Clock ticking on Everett’s land offer for new hotel

EVERETT — A developer stands to take ownership of city land next month to build a downtown hotel, but it could pay a hefty price if it fails to start construction by next fall under a deal set to close next month.

The hotel project at the corner of Colby Avenue and Wall Street has been plagued by delays, causing disappointment and frustration among some civic leaders.

The agreement, originally inked in 2008, has undergone nine amendments.

The latest turn is a real estate deal between Everett and Touchstone Corp. of Seattle, set to close Dec. 18. That would make for amendment No. 10.

If all goes as planned, the city would give Touchstone a half-acre parcel to build an eight-story Courtyard by Marriott hotel. The developer would give Everett $500,000, which it could eventually get back.

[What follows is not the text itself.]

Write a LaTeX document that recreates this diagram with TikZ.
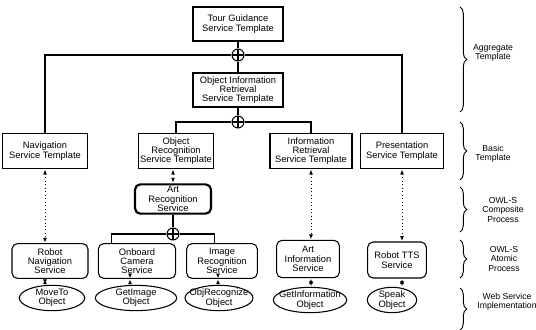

Touchstone would forfeit the money if it fails to begin construction by Oct. 31. The developer also must secure more than $5 million in equity financing for the project by the end of June.

The city would get the land back if timelines aren’t met.

The potential penalties led City Councilman Arlan Hatloe to lend his reluctant support to the agreement.

“It’s disappointing that it took so long to get developed, and I’m not all that convinced that it will,” he said.

Hatloe was one of six council members who voted unanimously on Nov. 14 to authorize Mayor Ray Stephanson to move ahead with the project.

That said, Hatloe and others in city leadership believe it’s a good idea to encourage the construction of a hotel to revitalize Everett’s downtown core.

Touchstone’s earlier predictions for groundbreaking have passed with no discernible progress. One was in the spring of 2011, another was last summer. The company has cited trouble obtaining financing as a reason for the delays.

The latest agreement would call for completion by October 2015.

The land in question is behind the Everett Police Department and is used as a city parking lot. Everett bought the former site of a car dealership for $250,000 in the early 1970s.

Earlier iterations of the deal had the developer paying Everett $1.6 million for the parcel, slightly more than the land’s appraised value.

Instead of money for the land, Everett now expects to get the right to use 48 spaces in the hotel’s parking garage. That number is based on an estimated market rate of $33,000 per space.

Touchstone has developed several projects throughout the metro Puget Sound area, including big-box retail stores, office buildings and a 150-room hotel in Kirkland.

For the Everett project, the developer’s architect has shown designs for a 156-room hotel, with most rooms having mountain or water views. Other features include a pool and street-level shops. An underground parking garage off Wall Street would have at least three levels.

The project is designed and permits are ready once everything else is in place, according to a City Council briefing earlier this month.